Are There Simpler Finishes Besides a Full Clear Coat?

Sometimes, a project doesn’t need the time or expense of a full, multi-stage 2K clear coat finish. You might be working on a prototype, an interior part not exposed to UV light, or you might just prefer a more natural look. So, what are the alternatives for finishing and protecting carbon fiber?

Yes, simpler finishes exist. For a quick gloss and some protection on raw carbon fiber, you can use wipe-on or aerosol polishes and waxes. For a natural, semi-gloss look with minimal effort, applying certain oils can enhance the weave. These methods are faster and easier than a clear coat but offer less long-term durability and UV protection.

A hand applying a wax sealant to a raw carbon fiber piece, showing a simple finishing method.

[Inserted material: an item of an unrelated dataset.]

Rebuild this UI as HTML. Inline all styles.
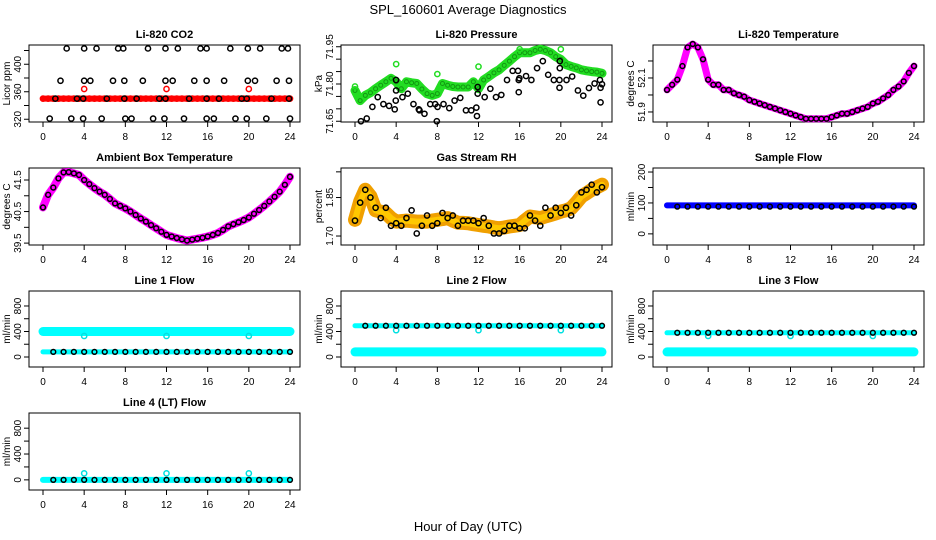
<!DOCTYPE html>
<html><head><meta charset="utf-8"><style>
html,body{margin:0;padding:0;background:#fff;}
svg{display:block;font-family:"Liberation Sans",Arial,sans-serif;}
</style></head><body>
<svg id="c" width="936" height="540" viewBox="0 0 936 540">
<text x="468" y="14" text-anchor="middle" font-size="13">SPL_160601  Average Diagnostics</text>
<text x="468" y="531" text-anchor="middle" font-size="13">Hour of Day (UTC)</text>
</svg>
<script>
const xTicks=[0,4,8,12,16,20,24];
const halfHours=[0,0.5,1,1.5,2,2.5,3,3.5,4,4.5,5,5.5,6,6.5,7,7.5,8,8.5,9,9.5,10,10.5,11,11.5,12,12.5,13,13.5,14,14.5,15,15.5,16,16.5,17,17.5,18,18.5,19,19.5,20,20.5,21,21.5,22,22.5,23,23.5,24];
const hours=[0,1,2,3,4,5,6,7,8,9,10,11,12,13,14,15,16,17,18,19,20,21,22,23,24];
// CO2
const co2Red=[350,350,350,350,350,350,350,350,350,350,350,350,350,350,350,350,350,350,350,350,350,350,350,350,350,350,350,350,350,350,350,350,350,350,350,350,350,350,350,350,350,350,350,350,350,350,350,350,350];
const co2RedOutHours=[4,12,20];
const co2RedOut=[364,364,364];
const co2BlackHours=[2.3,4,5.2,7.3,7.8,10.2,11.9,13.1,15.3,15.9,18.2,19.9,21.1,23.2,23.8,1.7,4,4.6,6.8,7.9,9.7,11.9,12.6,14.7,15.9,17.6,19.9,20.6,22.7,23.9,1.2,3.3,3.9,6.2,7.9,9.1,11.3,11.9,14.2,15.9,17.1,19.3,19.8,22.2,23.9,0.65,2.75,3.9,5.7,8,8.6,10.7,11.8,13.7,15.9,16.6,18.7,19.8,21.7,24];
const co2Black=[423,423,423,423,423,423,423,423,423,423,423,423,423,423,423,376,376,376,376,376,376,376,376,376,376,376,376,376,376,376,350,350,350,350,350,350,350,350,350,350,350,350,350,350,350,321,321,321,321,321,321,321,321,321,321,321,321,321,321,321];
// Pressure
const presGreen=[71.774,71.733,71.754,71.765,71.781,71.795,71.809,71.823,71.809,71.781,71.809,71.805,71.802,71.78,71.761,71.754,71.761,71.802,71.795,71.79,71.788,71.788,71.788,71.809,71.781,71.816,71.83,71.845,71.857,71.875,71.892,71.91,71.926,71.926,71.926,71.935,71.94,71.935,71.926,71.91,71.899,71.878,71.871,71.865,71.857,71.853,71.85,71.848,71.843];
const presGreenOutHours=[0,4,8,12,16,20];
const presGreenOut=[71.79,71.88,71.84,71.87,71.94,71.94];
const presBlackHours=[0.58,1.14,1.69,2.21,2.76,3.31,3.86,3.96,3.99,3.99,4.61,5.13,5.68,6.2,6.27,6.75,7.31,7.79,7.95,8.02,8.6,9.16,9.68,10.23,10.78,11.3,11.79,11.85,11.92,11.92,12.6,13.15,13.7,14.22,14.77,15.32,15.84,15.91,15.91,15.97,16.62,17.14,17.69,18.25,18.77,19.32,19.87,19.87,19.9,19.9,20.55,21.1,21.66,22.18,22.73,23.28,23.8,23.86,23.86,24];
const presBlack=[71.650,71.661,71.708,71.747,71.719,71.712,71.698,71.733,71.774,71.816,71.747,71.761,71.719,71.698,71.694,71.680,71.719,71.719,71.650,71.708,71.719,71.703,71.733,71.744,71.694,71.694,71.705,71.671,71.761,71.788,71.747,71.781,71.747,71.756,71.816,71.853,71.853,71.816,71.767,71.823,71.832,71.816,71.864,71.892,71.837,71.816,71.816,71.785,71.864,71.892,71.816,71.830,71.774,71.753,71.784,71.802,71.816,71.785,71.726,71.799];
// Li-820 temperature
const licorTemp=[52.03,52.06,52.09,52.17,52.28,52.30,52.28,52.21,52.09,52.06,52.06,52.03,52.03,52.01,52.00,51.99,51.97,51.96,51.95,51.94,51.93,51.92,51.91,51.90,51.89,51.88,51.87,51.86,51.86,51.86,51.86,51.86,51.87,51.88,51.89,51.89,51.90,51.91,51.92,51.93,51.95,51.96,51.98,52.00,52.03,52.05,52.08,52.13,52.17];
// Ambient box temp
const boxTemp=[40.63,41.03,41.26,41.55,41.74,41.75,41.71,41.66,41.5,41.37,41.24,41.13,41.03,40.9,40.76,40.68,40.6,40.5,40.39,40.28,40.18,40.07,39.97,39.86,39.76,39.71,39.66,39.62,39.58,39.61,39.64,39.67,39.71,39.76,39.82,39.92,40.03,40.1,40.16,40.23,40.31,40.43,40.55,40.68,40.82,40.97,41.13,41.35,41.6];
// Gas RH
const rhOrange=[1.763,1.834,1.88,1.855,1.80,1.795,1.789,1.77,1.756,1.758,1.76,1.758,1.756,1.756,1.756,1.76,1.763,1.766,1.77,1.76,1.752,1.751,1.75,1.746,1.743,1.74,1.737,1.733,1.73,1.733,1.737,1.74,1.743,1.76,1.776,1.773,1.77,1.776,1.782,1.788,1.795,1.80,1.808,1.83,1.854,1.867,1.88,1.89,1.90];
const rhBlack=[1.76,1.83,1.88,1.85,1.81,1.77,1.81,1.74,1.75,1.74,1.77,1.80,1.71,1.74,1.78,1.74,1.75,1.79,1.77,1.78,1.74,1.76,1.76,1.76,1.75,1.77,1.74,1.71,1.71,1.72,1.74,1.74,1.73,1.73,1.78,1.76,1.74,1.81,1.78,1.81,1.79,1.81,1.78,1.82,1.87,1.88,1.90,1.87,1.89];
// Sample flow
const sampleBlue=[92,92,92,92,92,92,92,92,92,92,92,92,92,92,92,92,92,92,92,92,92,92,92,92,92];
const sampleBlack=[88,88,88,88,88,88,88,88,88,88,88,88,88,88,88,88,88,88,88,88,88,88,88,88,88];
// Line flows
const line1Cyan=[400,400,400,400,400,400,400,400,400,400,400,400,400,400,400,400,400,400,400,400,400,400,400,400,400];
const line1Black=[80,80,80,80,80,80,80,80,80,80,80,80,80,80,80,80,80,80,80,80,80,80,80,80,80];
const line2Black=[490,490,490,490,490,490,490,490,490,490,490,490,490,490,490,490,490,490,490,490,490,490,490,490,490];
const line2Cyan=[80,80,80,80,80,80,80,80,80,80,80,80,80,80,80,80,80,80,80,80,80,80,80,80,80];
const line3Black=[380,380,380,380,380,380,380,380,380,380,380,380,380,380,380,380,380,380,380,380,380,380,380,380,380];
const line3Cyan=[80,80,80,80,80,80,80,80,80,80,80,80,80,80,80,80,80,80,80,80,80,80,80,80,80];
const line4Black=[0,0,0,0,0,0,0,0,0,0,0,0,0,0,0,0,0,0,0,0,0,0,0,0,0];
const line4Cyan=[0,0,0,0,0,0,0,0,0,0,0,0,0,0,0,0,0,0,0,0,0,0,0,0,0];
const outHours=[4,12,20];
const line1Out=[330,330,330];
const line2Out=[420,420,420];
const line3Out=[330,330,330];
const line4Out=[100,100,100];

const svg=document.getElementById('c');
const NS='http://www.w3.org/2000/svg';
function mk(tag,attrs,parent){const e=document.createElementNS(NS,tag);for(const k in attrs)e.setAttribute(k,attrs[k]);(parent||svg).appendChild(e);return e;}
const rowTop=[45,168,291,413], rowBot=[122,245,367,490];
function panel(col,row,title,ylab,ymin,ymax,ticks,labels,name){
  const L=29+312*col,R=300+312*col,T=rowTop[row],B=rowBot[row];
  const g=mk('g',{});
  
  
  const xs=h=>43+312*col+h*(247/24);
  const ys=v=>B-(v-ymin)/(ymax-ymin)*(B-T);
  const box=mk('rect',{x:L,y:T,width:R-L,height:B-T,fill:'none',stroke:'#000','stroke-width':1},g);
  
  
  const t=mk('text',{x:(L+R)/2,y:T-7,'text-anchor':'middle','font-size':11,'font-weight':'bold'},g);t.textContent=title;
  
  
  const yl=mk('text',{transform:`translate(${L-19},${(T+B)/2}) rotate(-90)`,'text-anchor':'middle','font-size':10},g);yl.textContent=ylab;
  
  
  mk('line',{x1:xs(0),x2:xs(24),y1:B,y2:B,stroke:'#000'},g);
  xTicks.forEach(h=>{mk('line',{x1:xs(h),x2:xs(h),y1:B,y2:B+5,stroke:'#000'},g);
    const tx=mk('text',{x:xs(h),y:B+18,'text-anchor':'middle','font-size':10},g);tx.textContent=h;
    
    });
  mk('line',{x1:L,x2:L,y1:ys(ticks[0]),y2:ys(ticks[ticks.length-1]),stroke:'#000'},g);
  ticks.forEach((v,i)=>{const y=ys(v);mk('line',{x1:L-5,x2:L,y1:y,y2:y,stroke:'#000'},g);
    if(labels[i]!==''){const tx=mk('text',{transform:`translate(${L-8},${y}) rotate(-90)`,'text-anchor':'middle','font-size':10},g);tx.textContent=labels[i];
    
    }});
  return {g,xs,ys};
}
function band(p,hs,vs,color,w,name){
  const d=hs.map((h,i)=>(i?'L':'M')+p.xs(h).toFixed(1)+','+p.ys(vs[i]).toFixed(1)).join('');
  const e=mk('path',{d,fill:'none',stroke:color,'stroke-width':w,'stroke-linejoin':'round','stroke-linecap':'round'},p.g);
  
  
}
function pts(p,hs,vs,color,name,r,sw){
  hs.forEach((h,i)=>{const c=mk('circle',{cx:p.xs(h),cy:p.ys(vs[i]),r:r||2.6,fill:'none',stroke:color,'stroke-width':sw||1.5},p.g);
  
  });
}
let p=panel(0,0,'Li-820 CO2','Licor ppm',316,428,[320,340,360,380,400,420],['320','','360','','400',''],'co2');
band(p,halfHours,co2Red,'#ff0000',6,'co2-red-trace');
pts(p,halfHours,co2Red,'#ff0000','co2-red-point');
pts(p,co2RedOutHours,co2RedOut,'#ff0000','co2-red-outlier');
pts(p,co2BlackHours,co2Black,'#000','co2-black-point');
p=panel(1,0,'Li-820 Pressure','kPa',71.647,71.957,[71.65,71.70,71.75,71.80,71.85,71.90,71.95],['71.65','','','71.80','','','71.95'],'pressure');
band(p,halfHours,presGreen,'#22dd22',9,'pressure-green-trace');
pts(p,halfHours,presGreen,'#119911','pressure-green-point',2,1);
pts(p,presGreenOutHours,presGreenOut,'#22dd22','pressure-green-outlier');
pts(p,presBlackHours,presBlack,'#000','pressure-black-point');
p=panel(2,0,'Li-820 Temperature','degrees C',51.841,52.294,[51.9,52.0,52.1,52.2],['51.9','','52.1',''],'licor-temp');
band(p,halfHours,licorTemp,'#ff00ff',7,'licor-temp-magenta-trace');
pts(p,halfHours,licorTemp,'#000','licor-temp-black-point',2.4,1.5);
p=panel(0,1,'Ambient Box Temperature','degrees C',39.44,41.88,[39.5,40,40.5,41,41.5],['39.5','','40.5','','41.5'],'box-temp');
band(p,halfHours,boxTemp,'#ff00ff',8,'box-temp-magenta-trace');
pts(p,halfHours,boxTemp,'#000','box-temp-black-point',2.4,1.5);
p=panel(1,1,'Gas Stream RH','percent',1.665,1.965,[1.70,1.85,1.95],['1.70','1.85',''],'gas-rh');
band(p,halfHours,rhOrange,'#f0a000',14,'gas-rh-orange-band');
band(p,halfHours,rhOrange,'#ffc800',6,'gas-rh-yellow-core');
pts(p,halfHours,rhBlack,'#000','gas-rh-black-point');
p=panel(2,1,'Sample Flow','ml/min',-36,213,[0,50,100,150,200],['0','','100','','200'],'sample-flow');
band(p,hours,sampleBlue,'#0000ff',6,'sample-flow-blue-trace');
pts(p,hours.slice(1),sampleBlack.slice(1),'#000','sample-flow-black-point',2.4);
const fT=[0,200,400,600,800],fL=['0','','400','','800'];
p=panel(0,2,'Line 1 Flow','ml/min',-157,1035,fT,fL,'line1-flow');
band(p,hours,line1Cyan,'#00ffff',9,'line1-cyan-trace');
pts(p,outHours,line1Out,'#00e0e0','line1-cyan-outlier');
band(p,hours,line1Black,'#00ffff',5,'line1-cyan-under');
pts(p,hours.slice(1),line1Black.slice(1),'#000','line1-black-point',2.4);
p=panel(1,2,'Line 2 Flow','ml/min',-157,1035,fT,fL,'line2-flow');
band(p,hours,line2Cyan,'#00ffff',9,'line2-cyan-trace');
band(p,hours,line2Black,'#00ffff',5,'line2-cyan-under');
pts(p,outHours,line2Out,'#00e0e0','line2-cyan-outlier');
pts(p,hours.slice(1),line2Black.slice(1),'#000','line2-black-point',2.4);
p=panel(2,2,'Line 3 Flow','ml/min',-157,1035,fT,fL,'line3-flow');
band(p,hours,line3Cyan,'#00ffff',9,'line3-cyan-trace');
band(p,hours,line3Black,'#00ffff',5,'line3-cyan-under');
pts(p,outHours,line3Out,'#00e0e0','line3-cyan-outlier');
pts(p,hours.slice(1),line3Black.slice(1),'#000','line3-black-point',2.4);
p=panel(0,3,'Line 4 (LT) Flow','ml/min',-157,1035,fT,fL,'line4-flow');
band(p,hours,line4Cyan,'#00ffff',6,'line4-cyan-trace');
pts(p,outHours,line4Out,'#00e0e0','line4-cyan-outlier');
pts(p,hours.slice(1),line4Black.slice(1),'#000','line4-black-point',2.4);
</script>
</body></html>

I sometimes recommend these simpler finishes for clients who are rapidly iterating on prototypes. For example, Alex, the engineer from Germany, might need to 3D print a fixture to check the fit of a carbon fiber part. In that case, spending two days on a perfect finish is a waste of time. He just needs it to look presentable for a meeting or a quick test. Or, sometimes, a designer wants a more "raw" aesthetic for an interior design piece. In these situations, a heavy, glossy clear coat can look too much like plastic. A simpler finish can preserve the tactile feel of the material. It’s about matching the finish to the application. You don’t always need to bring out the big guns.

Let’s look at some of these easier methods. They won’t provide the same rock-hard protection as a 2K clear coat, but they have their place.

Comparison of Simple Finishing Techniques

Finishing Method Process Pros Cons
Buffing the Resin Sand raw part up to 2000-grit, then buff with polishing compound. No added material, maintains the pure feel of the part. Offers zero UV protection. The epoxy itself will yellow and degrade over time if exposed to sunlight. Best for indoor parts only.
Paste Wax Apply a high-quality carnauba paste wax after a light polish. Easy to apply, enhances gloss, provides some water repellency. Very low durability. Wears off quickly and offers minimal scratch or UV protection. Needs frequent reapplication.
Spray-on Sealant Modern polymer or ceramic-infused spray waxes. Extremely fast to apply, adds slickness and gloss. Similar to wax, durability is limited to a few months at best. Not a true protective layer. Good for a quick shine.
Wipe-on Oil Applying specific oils like Tung oil or specialized polymer oils. Creates a unique, low-sheen, hand-rubbed look. Offers little to no protection against scratches or UV. Can be difficult to apply evenly and may attract dust while drying.

These methods are perfect for specific use cases:

  • Prototyping: A quick buff and wax is enough to make a part look good for a presentation without investing hours of labor.
  • Interior Parts: For a decorative piece inside a car or a home that will never see sunlight, buffing the raw resin can provide a beautiful, natural finish.
  • Temporary Protection: If you just need to protect a part for a few months before deciding on a permanent solution, a spray sealant is a good stop-gap measure.

Ultimately, these are quick fixes or stylistic choices. For any part that needs to perform and last in the real world, especially outdoors, nothing beats a properly applied 2K clear coat.

Conclusion

Finishing carbon fiber is a critical step that defines its final look and durability. From robust 2K clear coats to simple polishes, the right technique protects your investment and elevates your design.